According to Ryan, when the Tors finally opened their home to Fredo, the employees at the shelter in Reno were clapping and in tears because he had finally found a forever home.
However, the night he got lost, the Tors knew his fear of humans was going to make it very difficult for them to find him again.
The couple returned to the restaurant that night and started combing the town looking for a border collie with a red collar, but the blackness of the night prevented them from making any real headway.
Ryan, a slot director at the Peppermill in Reno, spent his mornings and evenings searching for the dog, even taking days off work.

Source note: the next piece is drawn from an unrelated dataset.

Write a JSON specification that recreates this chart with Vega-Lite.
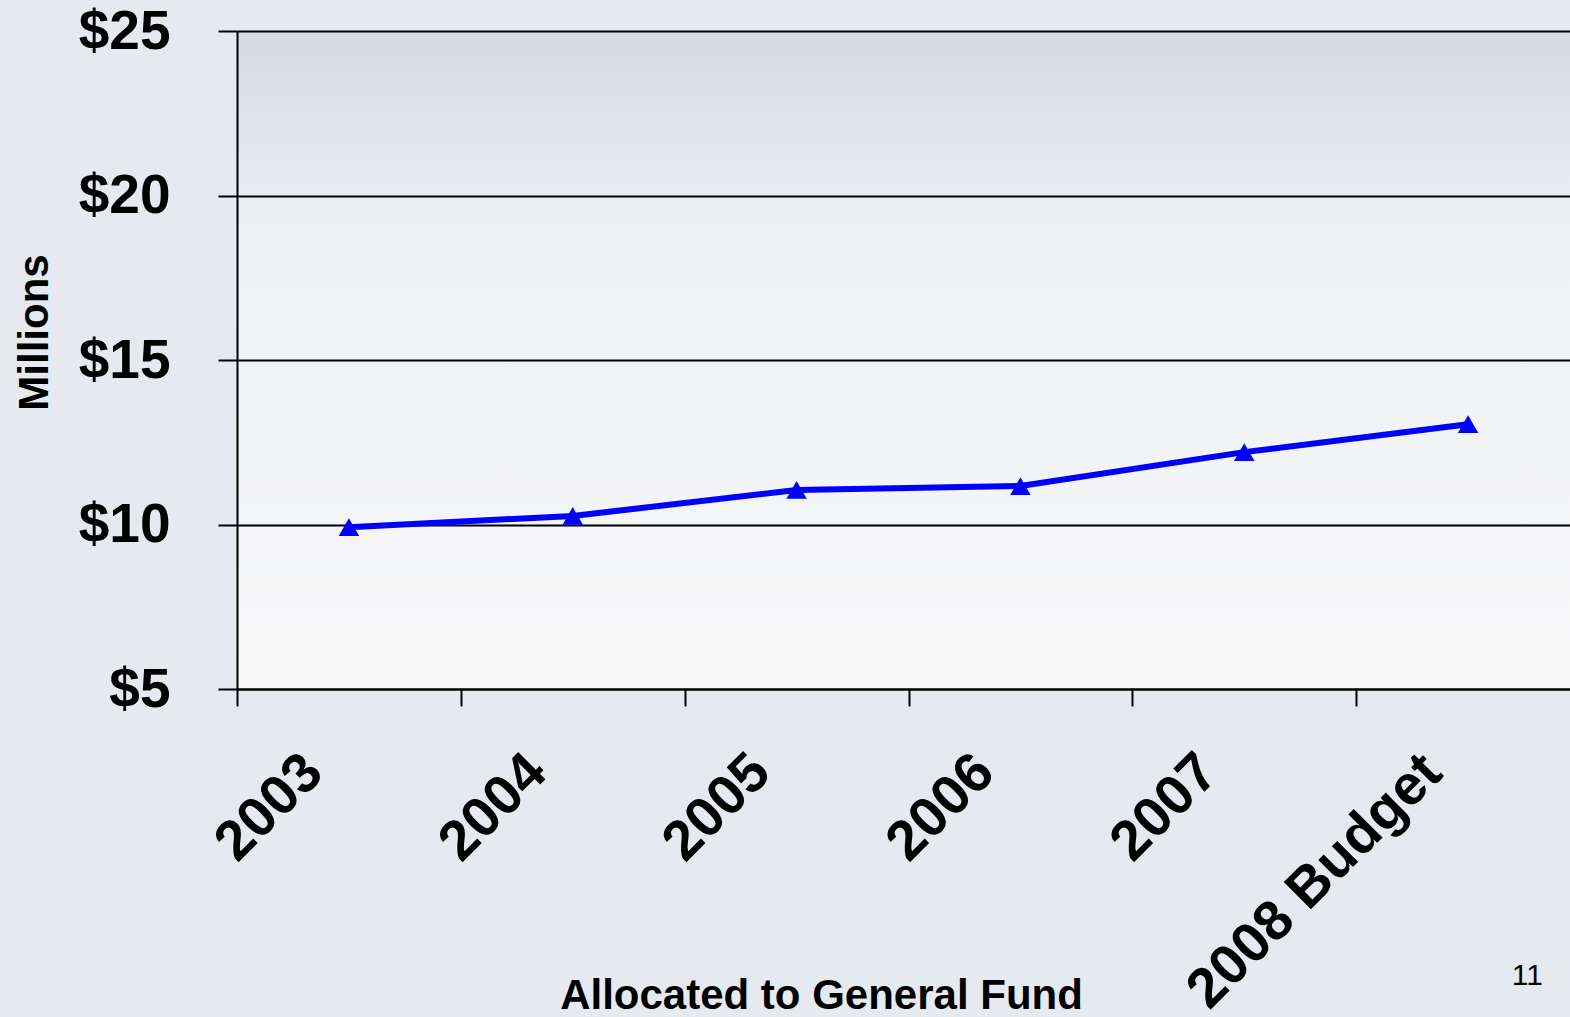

Signs were posted all over the town and an ad went out in the newspaper. Then the record-breaking cold front hit Plumas County.
“It was just looking terrible,” Ryan said. “We just expected the worse.”
He recollected driving around and the temperature gauge reading negative 22 degrees.
Then, on day seven, they got the first phone call. Someone reported seeing Fredo near Graeagle Meadows Golf Course.
The phone calls continued to come in. The Graeagle Fire Department got involved, Graeagle Land and Water set out a trap, and Graeagle Community Church made an announcement alerting people to be on the lookout for Fredo.
Ryan said Fredo was too scared to come up to anyone, and every time someone saw him he was trotting with his tail between his legs. Ryan would go to try to bring him home, but by the time he got there Fredo was gone.
On Dec. 13, Ryan had the night shift in Reno. He returned to the cabin at 5 in the morning. He said as he was pulling up a shooting star splashed across the sky and he thought it was Fredo finally saying good-bye.
However, when he got out of the car he saw a silhouette inside his camper, which had the door open. It was Fredo, weak and scared and right back in the place they left him.
“I was ecstatic,” Ryan said. “It would’ve been a very empty life without him.”
Fredo had swollen paws, a few scratches and had lost weight. It took him a few days to readjust to his old life. But Christmas morning he was there at 5 a.m. pulling the blankets off the couple’s bed to wake them up.
“He’s a miracle dog,” said Ryan. “We will never know the stories … Who knows how he got by when it was so cold and miserable. But him coming back was just the best Christmas present I could have asked for.”